Sebagian mengkalim Pokemon menambah kedekatan satu sama lain. Mereka kemudian berburu Pokemon bersama-sama. Dalam waktu bersamaan Pokemon telah menjadikan penggemarnya lebih berbudaya sekaligus tak berbudaya karena gagal memanfaatkan teknologi.

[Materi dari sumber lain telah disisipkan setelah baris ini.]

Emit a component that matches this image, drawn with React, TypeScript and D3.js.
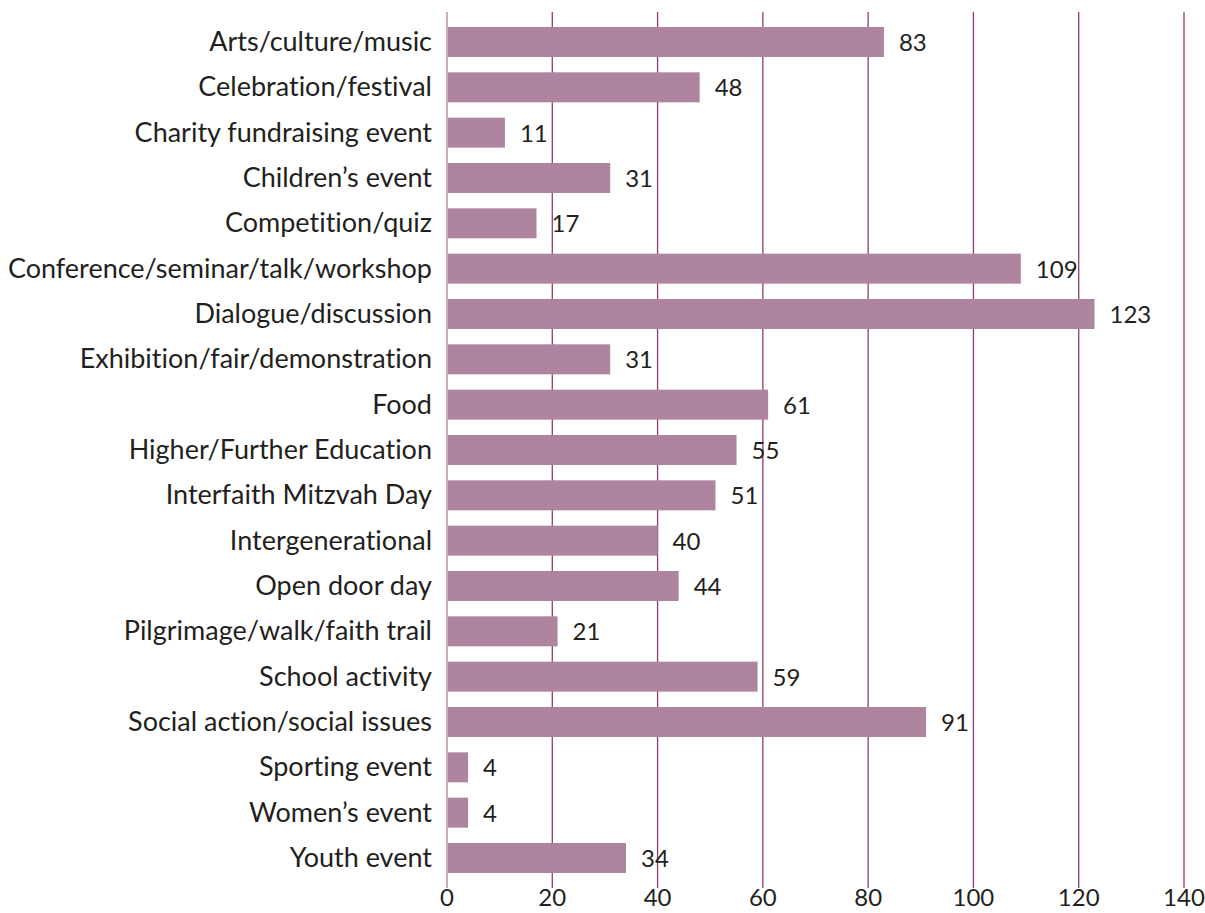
import React from "react";
import * as d3 from "d3";

const categories = [
  "Arts/culture/music",
  "Celebration/festival",
  "Charity fundraising event",
  "Children\u2019s event",
  "Competition/quiz",
  "Conference/seminar/talk/workshop",
  "Dialogue/discussion",
  "Exhibition/fair/demonstration",
  "Food",
  "Higher/Further Education",
  "Interfaith Mitzvah Day",
  "Intergenerational",
  "Open door day",
  "Pilgrimage/walk/faith trail",
  "School activity",
  "Social action/social issues",
  "Sporting event",
  "Women\u2019s event",
  "Youth event",
];
const values = [83, 48, 11, 31, 17, 109, 123, 31, 61, 55, 51, 40, 44, 21, 59, 91, 4, 4, 34];
const ticks = [0, 20, 40, 60, 80, 100, 120, 140];

const W = 1205;
const H = 913;
const FONT = "Lato, 'Source Sans Pro', 'Open Sans', sans-serif";

export default function App() {
  const x = d3.scaleLinear().domain([0, 140]).range([447, 1184]);
  const y = d3.scalePoint<string>().domain(categories).range([42, 858]);
  const barH = 30;
  const gridTop = 12;
  const gridBottom = 888;
  const textStyle = { fontVariantLigatures: "none" } as React.CSSProperties;

  return (
    <svg
      width={W}
      height={H}
      style={{ position: "absolute", left: 0, top: 0, background: "#fff" }}
    >
      {ticks.map((t) => (
        <line
          key={"g" + t}
          x1={x(t)}
          x2={x(t)}
          y1={gridTop}
          y2={gridBottom}
          stroke={t === 0 ? "#b57aa0" : "#8c3c72"}
          strokeWidth={1.3}
        />
      ))}
      {categories.map((c, i) => (
        <rect
          key={"b" + c}
          x={x(0) + 1}
          y={(y(c) as number) - barH / 2}
          width={x(values[i]) - x(0) - 1}
          height={barH}
          fill="#ae849f"
        />
      ))}
      {categories.map((c) => (
        <text
          key={"l" + c}
          x={432}
          y={(y(c) as number) + 9}
          textAnchor="end"
          fontFamily={FONT}
          fontSize={27}
          fill="#231f20"
          style={textStyle}
        >
          {c}
        </text>
      ))}
      {categories.map((c, i) => (
        <text
          key={"v" + c}
          x={x(values[i]) + 15}
          y={(y(c) as number) + 9}
          fontFamily={FONT}
          fontSize={24}
          fill="#231f20"
        >
          {values[i]}
        </text>
      ))}
      {ticks.map((t) => (
        <text
          key={"t" + t}
          x={x(t)}
          y={906}
          textAnchor="middle"
          fontFamily={FONT}
          fontSize={24}
          fill="#231f20"
        >
          {t}
        </text>
      ))}
    </svg>
  );
}
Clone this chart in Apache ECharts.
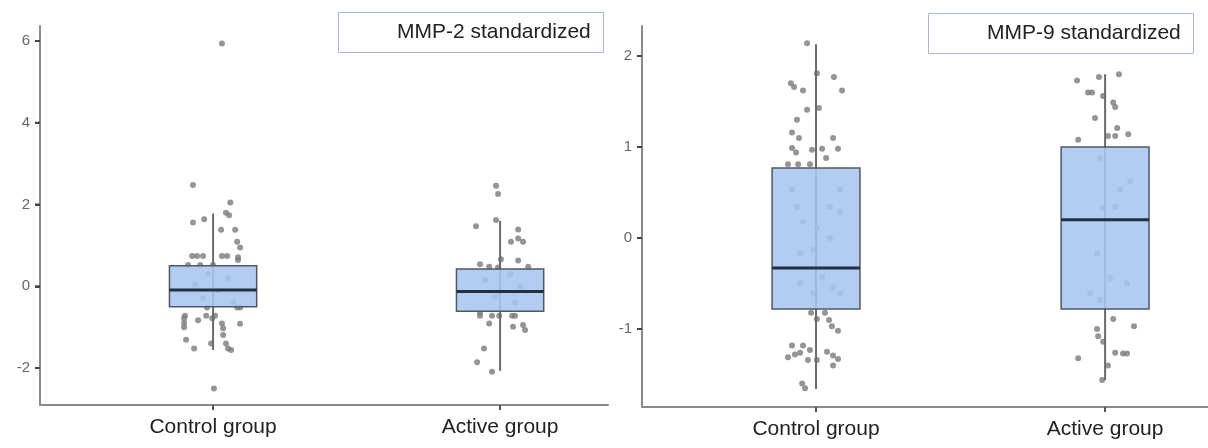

Salah satu tokoh filsafat Amerika Don Ihde memiliki pandangan relevan dengan fenomena Pokemon, teknologi dan kebudayaan. Dalam buku berjudul Filsafat Teknologi, Tenantang Manusia dan Alat, Ihde menyebut bahwa semua jenis teknologi tetanam dalam budaya. Satu alat teknologi yang sama dalam konteks budaya tertentu bisa berbeda pemaknaanya karena penggunaan teknologi berubah mengikuti budaya yang menerapkan. Penggunaan teknologi akan menjadi stabil jika hasilnya juga berdampak stabil (Francis Lim, 2008).
Budaya ketimuran bangsa ini sama sekali tak menyebut baik orang meninggalkan etika demi sebuah permainan. Sebaliknya budaya bangsa menerima seluruh budaya luar yang masih relevan. Jika karena Pokemon seseorang lupa daratan maka tak mungkar jika kita menyebut bahwa “masyarakat” pokemon telah gagal dalam berkebudayaan.
Namun, jika yang terjadi sebaliknya, perlukah kita mengapresiasi siapa pun yang karena Pokemon jalinan sosialnya semakin baik?